The government of Australia wants better encryption technology and will make its point at this week’s Five Eyes security conference. It will also encourage other nations to do the same.

The so-called 'Five Eyes' nations consist of Britain, the United States, Canada, Australia and New Zealand.

They each have an agreement to gather and share cyber security intelligence and are meeting this week to discuss various security topics related to the internet.

The conference is largely expected to focus on how to force technology companies to introduce back-doors into their previously encrypted products. Some controversy is expected, mostly coming from the U.S.

The British government has already indicated it's seriously considering going down that path. Such plans have been met with some resistance so far, but its Australian counterpart has been more forthright in its praise of the concept.

In a public statement, Australian attorney general George Brandis asserted that he would “raise the need to seriously address several ongoing challenges posed by terrorists and criminals using encryption technology” as his government’s priority issue at the Five Eyes meeting in Canada.

“These ongoing discussions will focus mainly on the need to cooperate with service providers to ensure reasonable assistance is provided to law enforcement and cyber security agencies,” Brandis asserted.

Meanwhile, and as controversy would have it, Australian prime minister Malcolm Turnbull used a speech this weekend to emphasise his government would be pushing for weaker encryption measures at the two-day meeting.

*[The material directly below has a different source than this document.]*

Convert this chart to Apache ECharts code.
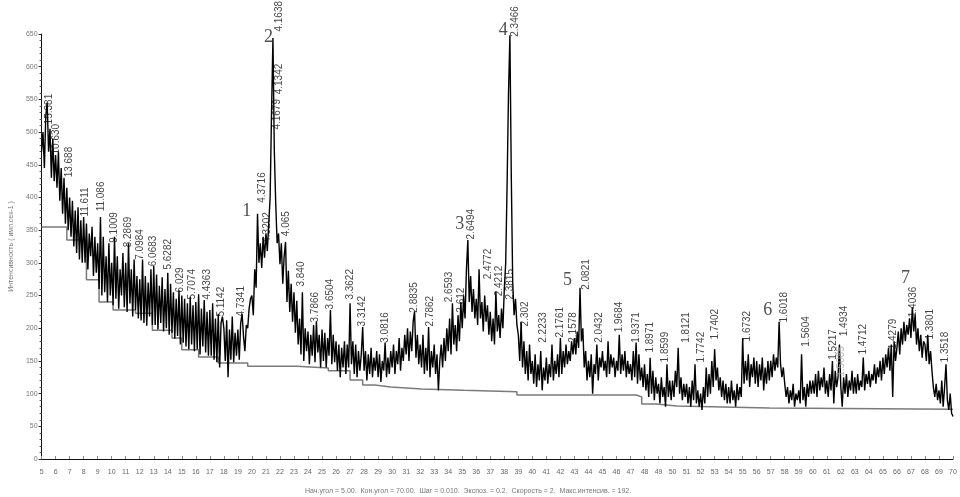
<!DOCTYPE html>
<html>
<head>
<meta charset="utf-8">
<title>Дифрактограмма</title>
<script src="https://cdn.jsdelivr.net/npm/echarts@6/dist/echarts.min.js"></script>
<style>
  html, body { margin: 0; padding: 0; background: #fff; }
  #chart { width: 960px; height: 497px; }
</style>
</head>
<body>
<div id="chart"></div>
<script>
// scan: 5..70 deg 2theta, one value per 0.1 deg
const angleStart = 5
const angleStep = 0.1
const intensity = [
  470, 500, 445, 525, 545, 470, 505, 430, 490, 425,   // 5
  465, 415, 470, 395, 445, 375, 430, 360, 415, 350,   // 6
  400, 340, 395, 325, 380, 315, 385, 305, 365, 300,   // 7
  370, 300, 360, 290, 345, 310, 355, 280, 340, 285,   // 8
  330, 260, 370, 250, 340, 255, 310, 240, 330, 250,   // 9
  300, 235, 340, 245, 310, 230, 290, 250, 315, 232,   // 10
  300, 225, 330, 238, 290, 218, 305, 228, 280, 215,   // 11
  275, 212, 305, 208, 280, 204, 270, 218, 290, 205,   // 12
  295, 205, 282, 198, 265, 208, 278, 195, 260, 200,   // 13
  285, 190, 268, 193, 255, 184, 245, 188, 258, 175,   // 14
  250, 178, 245, 172, 238, 168, 248, 175, 235, 165,   // 15
  240, 168, 252, 160, 230, 172, 243, 163, 225, 158,   // 16
  228, 158, 238, 152, 215, 148, 222, 140, 208, 218,   // 17
  200, 150, 212, 125, 198, 152, 218, 148, 193, 158,   // 18
  198, 152, 208, 222, 188, 165, 205, 200, 230, 245,   // 19
  250, 220, 290, 262, 375, 300, 330, 292, 340, 308,   // 20
  345, 318, 360, 400, 530, 644, 470, 390, 330, 345,   // 21
  298, 330, 268, 310, 332, 240, 288, 225, 268, 210,   // 22
  255, 193, 242, 175, 215, 160, 255, 150, 200, 165,   // 23
  195, 145, 190, 158, 205, 148, 210, 163, 190, 140,   // 24
  198, 150, 193, 140, 185, 158, 228, 145, 190, 148,   // 25
  180, 135, 175, 125, 170, 140, 180, 130, 175, 140,   // 26
  238, 145, 180, 130, 175, 125, 165, 135, 160, 202,   // 27
  135, 165, 120, 160, 130, 170, 125, 155, 135, 165,   // 28
  125, 160, 118, 150, 135, 178, 125, 155, 130, 165,   // 29
  140, 175, 130, 165, 145, 185, 135, 170, 150, 190,   // 30
  160, 200, 150, 195, 165, 210, 226, 155, 190, 145,   // 31
  175, 140, 190, 130, 170, 135, 202, 125, 165, 140,   // 32
  175, 130, 160, 105, 150, 175, 140, 185, 150, 200,   // 33
  165, 215, 160, 238, 175, 205, 165, 220, 180, 240,   // 34
  200, 250, 215, 290, 335, 240, 280, 225, 260, 215,   // 35
  245, 205, 290, 215, 240, 195, 250, 210, 235, 190,   // 36
  225, 180, 215, 175, 256, 195, 220, 185, 230, 200,   // 37
  260, 300, 420, 560, 648, 430, 270, 220, 245, 205,   // 38
  190, 150, 210, 140, 180, 130, 165, 120, 175, 130,   // 39
  150, 115, 160, 110, 145, 120, 165, 105, 140, 120,   // 40
  155, 115, 145, 125, 175, 120, 150, 130, 160, 125,   // 41
  185, 130, 165, 140, 175, 145, 165, 150, 180, 160,   // 42
  185, 160, 195, 170, 262, 180, 200, 140, 165, 120,   // 43
  150, 125, 160, 100, 145, 130, 175, 120, 155, 140,   // 44
  165, 135, 150, 125, 180, 130, 160, 140, 155, 125,   // 45
  150, 135, 190, 130, 160, 135, 165, 125, 150, 130,   // 46
  145, 120, 165, 125, 178, 115, 160, 120, 140, 110,   // 47
  145, 105, 130, 95, 155, 100, 135, 90, 125, 100,     // 48
  115, 85, 125, 95, 110, 80, 145, 95, 120, 90,        // 49
  120, 95, 135, 110, 170, 100, 125, 90, 115, 95,      // 50
  115, 85, 110, 80, 120, 90, 145, 85, 105, 80,        // 51
  100, 75, 110, 85, 140, 95, 130, 100, 150, 110,      // 52
  168, 120, 140, 105, 125, 95, 120, 90, 115, 85,      // 53
  110, 85, 120, 90, 105, 80, 115, 90, 110, 95,        // 54
  185, 115, 150, 120, 160, 110, 145, 125, 155, 115,   // 55
  150, 110, 145, 120, 155, 105, 140, 115, 150, 120,   // 56
  150, 125, 160, 135, 155, 140, 210, 145, 125, 140,   // 57
  115, 95, 110, 85, 105, 90, 115, 80, 100, 90,        // 58
  105, 85, 160, 90, 110, 80, 115, 95, 120, 100,       // 59
  120, 100, 130, 95, 135, 105, 125, 110, 140, 100,    // 60
  120, 95, 130, 105, 150, 85, 135, 110, 125, 175,     // 61
  110, 80, 125, 100, 130, 95, 120, 105, 135, 100,     // 62
  125, 100, 130, 105, 120, 110, 155, 105, 130, 115,   // 63
  135, 110, 130, 120, 145, 115, 140, 125, 150, 120,   // 64
  155, 130, 160, 140, 170, 135, 175, 95, 180, 150,    // 65
  170, 195, 160, 200, 175, 210, 180, 205, 190, 215,   // 66
  185, 232, 195, 220, 175, 200, 165, 190, 155, 180,   // 67
  175, 150, 190, 145, 165, 135, 110, 95, 115, 90,     // 68
  105, 85, 120, 80, 110, 145, 90, 75, 100, 70,        // 69
  65                                                  // 70
]

// stepped background line
const baseAngles = [5, 6.8, 8.2, 9.1, 10.1, 11.7, 12.9, 14.3, 15.0, 16.2, 17.6, 19.7, 23.2, 25.45, 27.0, 27.9,
  28.75, 29.9, 32.1, 35.1, 38.9, 47.4, 47.8, 48.85, 50.3, 56.9, 70]
const baseLevels = [355, 335, 274, 240, 228, 223, 197, 185, 167, 156, 147, 142, 139, 135, 121, 113,
  110, 107, 105, 103, 98, 95, 84, 81, 78, 76, 76]

// d-spacing labels: angle, intensity at the foot of the text, text
const dLabels = [
  [5.56, 511, '15.381'], [6.06, 465, '10.630'], [7.04, 430, '13.688'], [8.17, 370, '11.611'],
  [9.29, 378, '11.086'], [10.21, 330, '9.1009'], [11.19, 323, '8.2869'], [12.1, 304, '7.0984'],
  [13.02, 294, '6.0683'], [14.07, 289, '5.6282'], [14.92, 254, '6.029'], [15.76, 243, '5.7074'],
  [16.82, 243, '4.4363'], [17.87, 217, '5.1142'], [19.28, 217, '4.7341'], [20.76, 391, '4.3716'],
  [21.11, 330, '4.3202'], [21.81, 503, '4.1679'], [22.02, 557, '4.1342'], [22.02, 653, '4.1638'],
  [22.45, 340, '4.065'], [23.57, 263, '3.840'], [24.56, 208, '3.7866'], [25.61, 228, '3.6504'],
  [27.02, 243, '3.3622'], [27.93, 202, '3.3142'], [29.55, 177, '3.0816'], [31.59, 223, '2.8835'],
  [32.72, 202, '2.7862'], [34.12, 239, '2.6593'], [34.97, 223, '2.612'], [35.67, 335, '2.6494'],
  [36.87, 274, '2.4772'], [37.64, 248, '2.4212'], [38.84, 645, '2.3466'], [38.49, 243, '2.3815'],
  [39.54, 202, '2.302'], [40.81, 177, '2.2233'], [42.0, 185, '2.1761'], [42.92, 177, '2.1578'],
  [43.9, 258, '2.0821'], [44.82, 177, '2.0432'], [46.22, 193, '1.9684'], [47.42, 177, '1.9371'],
  [48.48, 162, '1.8971'], [49.53, 147, '1.8599'], [51.01, 177, '1.8121'], [52.06, 147, '1.7742'],
  [53.05, 182, '1.7402'], [55.37, 179, '1.6732'], [57.97, 208, '1.6018'], [59.59, 171, '1.5604'],
  [61.49, 151, '1.5217'], [62.26, 187, '1.4934'], [63.67, 159, '1.4712'], [65.78, 167, '1.4279'],
  [67.19, 216, '1.4036'], [68.38, 182, '1.3801'], [69.51, 147, '1.3518']
]
const fadedLabel = [[62.05, 125, '1.5085']]

// phase peak numbers
const peakNumbers = ['1', '2', '3', '4', '5', '6', '7']
const peakNumAngles = [19.63, 21.18, 34.83, 37.92, 42.5, 56.78, 66.62]
const peakNumLevels = [379, 645, 359, 655, 274, 228, 277]

const footer = 'Нач.угол = 5.00.  Кон.угол = 70.00.  Шаг = 0.010.  Экспоз. = 0.2.  Скорость = 2.  Макс.интенсив. = 192.'

const scan = intensity.map((v, i) => [+(angleStart + i * angleStep).toFixed(1), v])
const baseline = baseAngles.map((a, i) => [a, baseLevels[i]])

const chart = echarts.init(document.getElementById('chart'))

const dLabelSeries = (data, color) => ({
  type: 'scatter',
  data: data,
  symbolSize: 1,
  clip: false,
  silent: true,
  z: 5,
  itemStyle: { color: 'transparent' },
  label: {
    show: true,
    position: [0, 0],
    rotate: 90,
    align: 'left',
    verticalAlign: 'middle',
    fontSize: 10,
    fontFamily: 'Liberation Sans, Arial, sans-serif',
    color: color,
    formatter: p => p.value[2]
  }
})

chart.setOption({
  animation: false,
  backgroundColor: '#fff',
  title: {
    text: footer,
    left: 300,
    top: 483,
    textStyle: { fontSize: 7, fontWeight: 'normal', color: '#777', fontFamily: 'Liberation Sans, Arial, sans-serif' }
  },
  grid: { left: 30, right: 7, top: 34, bottom: 38 },
  xAxis: {
    type: 'value',
    min: 5,
    max: 70,
    interval: 1,
    axisLine: { lineStyle: { color: '#111', width: 1 } },
    axisTick: { inside: true, length: 3, lineStyle: { color: '#888' } },
    axisLabel: { fontSize: 7, color: '#666', margin: 10, fontFamily: 'Liberation Sans, Arial, sans-serif' },
    splitLine: { show: false }
  },
  yAxis: {
    type: 'value',
    min: 0,
    max: 650,
    interval: 50,
    name: 'Интенсивность ( имп.сек-1 )',
    nameLocation: 'middle',
    nameGap: 21,
    nameRotate: 90,
    nameTextStyle: { fontSize: 7, color: '#777', fontFamily: 'Liberation Sans, Arial, sans-serif' },
    axisLine: { show: true, lineStyle: { color: '#111', width: 1 } },
    axisTick: { show: true, length: 3, lineStyle: { color: '#333' } },
    minorTick: { show: true, splitNumber: 5, length: 2, lineStyle: { color: '#555' } },
    axisLabel: { fontSize: 7, color: '#777', margin: 4, fontFamily: 'Liberation Sans, Arial, sans-serif' },
    splitLine: { show: false }
  },
  series: [
    {
      type: 'line',
      data: baseline,
      step: 'end',
      showSymbol: false,
      silent: true,
      z: 1,
      lineStyle: { color: '#7a7a7a', width: 1.5 }
    },
    {
      type: 'line',
      data: scan,
      showSymbol: false,
      sampling: null,
      silent: true,
      z: 2,
      lineStyle: { color: '#000', width: 1.4 }
    },
    dLabelSeries(dLabels, '#111'),
    dLabelSeries(fadedLabel, '#aaa'),
    {
      type: 'scatter',
      data: peakNumbers.map((n, i) => [peakNumAngles[i], peakNumLevels[i], n]),
      symbolSize: 1,
      clip: false,
      silent: true,
      z: 6,
      itemStyle: { color: 'transparent' },
      label: {
        show: true,
        position: 'inside',
        fontSize: 18,
        fontFamily: 'Liberation Serif, Times New Roman, serif',
        color: '#222',
        formatter: p => p.value[2]
      }
    }
  ]
})
</script>
</body>
</html>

“The internet cannot be an ungoverned space,” he warned. “We cannot continue to allow terrorists and extremists to use it as well as social media and messaging platforms, most of which are hosted in the United States, to spread their poison.”

He then went on to say that one of the key focuses of the Canadian Five Eyes meeting would be on how to prevent terrorists and criminals from using these extraordinary tools.

Turnbull added that “the rule of law must prevail everywhere online was well as it does today in the analog offline world” - although arguably asking firms to introduce back doors would effectively open up Joe Public’s online interactions to interference in a way that the rule of law in the analog world does not.

Meanwhile, the cyber criminals would most likely get around the law by developing their own illegal encrypted messaging apps. Turnbull said his government would raise the debate at the G20 summit on July 7 and 8.

The rotating presidency of the G20 currently lies with Germany, another nation that has recently come out in favour of anti-encryption laws.

In mid-May, German interior minister Thomas de Maizière said his government was preparing a new law that would allow authorities to decipher and read private encrypted messages.